2) Don't set my kids up for failure- I love having a well-decorated house. Bobby does not. This phase of life isn't going to last forever, and I have decided that it's just easier on everyone involved if I chill out with putting tempting things in arm's reach of a toddler. The temptation is gone, there is less room for trouble, there will be less punishment, less yelling, fewer headaches. The only downside is that my house will look like a frat house, which makes me kind of sad. But I'm setting a little kid up for failure if I have tempting fun-looking things at his disposal, yet punish him when he messes with them. Same with outings. If I know that my toddler is going through a phase of poor behavior in public, maybe I should just complete my grocery runs while he's at school and not even put him in the position. Not for life, but just for a little while.
Random
1) Dress better-I am going to put on real clothes in public. End of story.

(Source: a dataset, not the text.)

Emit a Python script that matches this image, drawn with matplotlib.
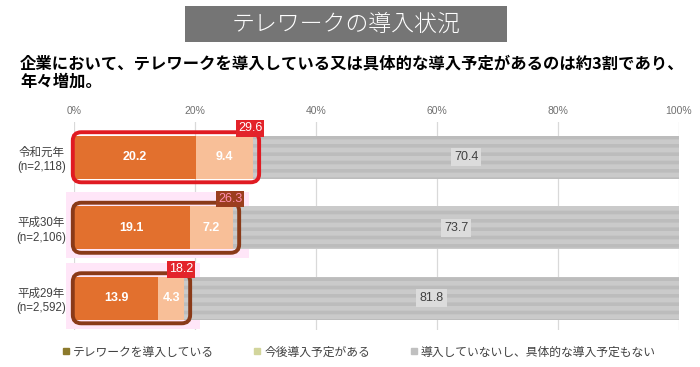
import matplotlib
matplotlib.use("Agg")
import matplotlib.pyplot as plt
from matplotlib.patches import FancyBboxPatch, Rectangle
from matplotlib.lines import Line2D

plt.rcParams['font.family'] = ['Noto Sans CJK JP', 'DejaVu Sans']

# ---- data ----
categories = ['令和元年\n(n=2,118)', '平成30年\n(n=2,106)', '平成29年\n(n=2,592)']
introduced = [20.2, 19.1, 13.9]
planned = [9.4, 7.2, 4.3]
not_planned = [70.4, 73.7, 81.8]
totals = [29.6, 26.3, 18.2]
series_names = ['テレワークを導入している', '今後導入予定がある', '導入していないし、具体的な導入予定もない']
xticks = [0, 20, 40, 60, 80, 100]
xtick_labels = ['0%', '20%', '40%', '60%', '80%', '100%']
title = 'テレワークの導入状況'
subtitle1 = '企業において、テレワークを導入している又は具体的な導入予定があるのは約3割であり、'
subtitle2 = '年々増加。'

# ---- styles ----
c_dark = '#E2702E'
c_light = '#F8BF98'
c_gray = '#CACACA'
c_gray_hatch = '#BCBCBC'
outline_colors = ['#E01B22', '#8A3A18', '#8A3A18']
box_colors = ['#E3232A', '#9B3E1E', '#E3232A']
box_text_colors = ['white', '#FF8FB0', 'white']
glow = [False, True, True]
legend_colors = ['#8C7A2C', '#D2D59C', '#C0C0C0']

W, H = 700, 367
fig = plt.figure(figsize=(7.0, 3.67), dpi=100)
fig.patch.set_facecolor('white')

ax = fig.add_axes([74 / W, 1 - 330 / H, 605 / W, 208 / H])
ax.set_xlim(0, 100)
ax.set_ylim(2.45, -0.5)

pos = list(range(len(categories)))
bh = 0.61
plt.rcParams['hatch.linewidth'] = 2.6

# glow backgrounds
for i, g in enumerate(glow):
    if g:
        ax.add_patch(Rectangle((-1.4, pos[i] - bh / 2 - 0.2), totals[i] + 4.0, bh + 0.33,
                               facecolor='#FFE6F8', edgecolor='none', zorder=0.5, clip_on=False))

ax.barh(pos, introduced, height=bh, color=c_dark, zorder=2, linewidth=0)
ax.barh(pos, planned, left=introduced, height=bh, color=c_light, zorder=2, linewidth=0)
ax.barh(pos, not_planned, left=totals, height=bh, color=c_gray, edgecolor=c_gray_hatch,
        hatch='--', linewidth=0, zorder=2)

for x in xticks:
    ax.axvline(x, color='#D9D9D9', lw=0.9, zorder=0)

# value labels
for i in pos:
    ax.text(introduced[i] / 2, i, f'{introduced[i]:.1f}', ha='center', va='center',
            color='white', fontsize=9, fontweight='bold', family=['Liberation Sans'], zorder=5)
    ax.text(introduced[i] + planned[i] / 2, i, f'{planned[i]:.1f}', ha='center', va='center',
            color='white', fontsize=9, fontweight='bold', family=['Liberation Sans'], zorder=5)
    ax.text(totals[i] + not_planned[i] / 2, i, f'{not_planned[i]:.1f}', ha='center', va='center',
            color='#404040', fontsize=9, family=['Liberation Sans'], zorder=5,
            bbox=dict(boxstyle='square,pad=0.25', facecolor='#DCDCDC', edgecolor='none'))

# rounded outlines
px_x = 605 / 100
px_y = 208 / 2.95
aspect = px_x / px_y
for i in pos:
    x0 = -0.2
    x1 = totals[i] + 1.0
    y0 = pos[i] - bh / 2 - 0.05
    y1 = pos[i] + bh / 2 + 0.05
    ax.add_patch(FancyBboxPatch((x0, y0), x1 - x0, y1 - y0,
                                boxstyle='round,pad=0,rounding_size=1.4',
                                mutation_aspect=aspect,
                                facecolor='none', edgecolor=outline_colors[i],
                                linewidth=2.8, zorder=4, clip_on=False))
    # total label box
    ax.text(totals[i] - 0.5, pos[i] - bh / 2 - 0.02, f'{totals[i]:.1f}', ha='center', va='bottom',
            color=box_text_colors[i], fontsize=9, family=['Liberation Sans'], zorder=6,
            bbox=dict(boxstyle='square,pad=0.18', facecolor=box_colors[i], edgecolor='none'))

ax.xaxis.tick_top()
ax.set_xticks(xticks, xtick_labels)
ax.tick_params(axis='x', length=0, pad=4, labelsize=7.5, labelcolor='#707070')
for lbl in ax.get_xticklabels():
    lbl.set_family(['Liberation Sans'])
ax.set_yticks(pos, categories)
ax.tick_params(axis='y', length=0, pad=6, labelsize=8.3, labelcolor='#404040')
for lbl in ax.get_yticklabels():
    lbl.set_multialignment('center')
    lbl.set_family(['Liberation Sans', 'Noto Sans CJK JP'])
    lbl.set_linespacing(1.3)
for s in ax.spines.values():
    s.set_visible(False)
ax.set_facecolor('none')

# title box
fig.patches.append(Rectangle((185 / W, 1 - 42 / H), 322 / W, 36 / H, transform=fig.transFigure,
                             facecolor='#757575', edgecolor='none'))
fig.text(346 / W, 1 - 24 / H, title, ha='center', va='center', color='white',
         fontsize=16.5, fontweight='light')

fig.text(20 / W, 1 - 63 / H, subtitle1, ha='left', va='center', fontsize=11.75,
         fontweight='bold', color='black')
fig.text(20 / W, 1 - 82 / H, subtitle2, ha='left', va='center', fontsize=11.75,
         fontweight='bold', color='black')

handles = [Line2D([], [], marker='s', linestyle='none', markersize=4.5, color=c)
           for c in legend_colors]
fig.legend(handles, series_names, loc='center', bbox_to_anchor=(359 / W, 1 - 352 / H), ncol=3,
           frameon=False, fontsize=8.5, labelcolor='#404040', handlelength=0.6,
           handletextpad=0.3, columnspacing=3.4)

fig.savefig('out.png', dpi=100)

2) Keep a cleaner car-My car is a rolling petri dish, and I'm going to clean out the Cheez-Its that have been ground into the carpet for a year and a half, and I'm not going to look back.
Life
1) Curse less-I curse under my breath way too much. Granted, it's completely warranted most of the time. But I'm going to try to curb that a bit.
What are your goals?
I am so excited to start a new year, and I cannot wait to see what 2015 holds for us!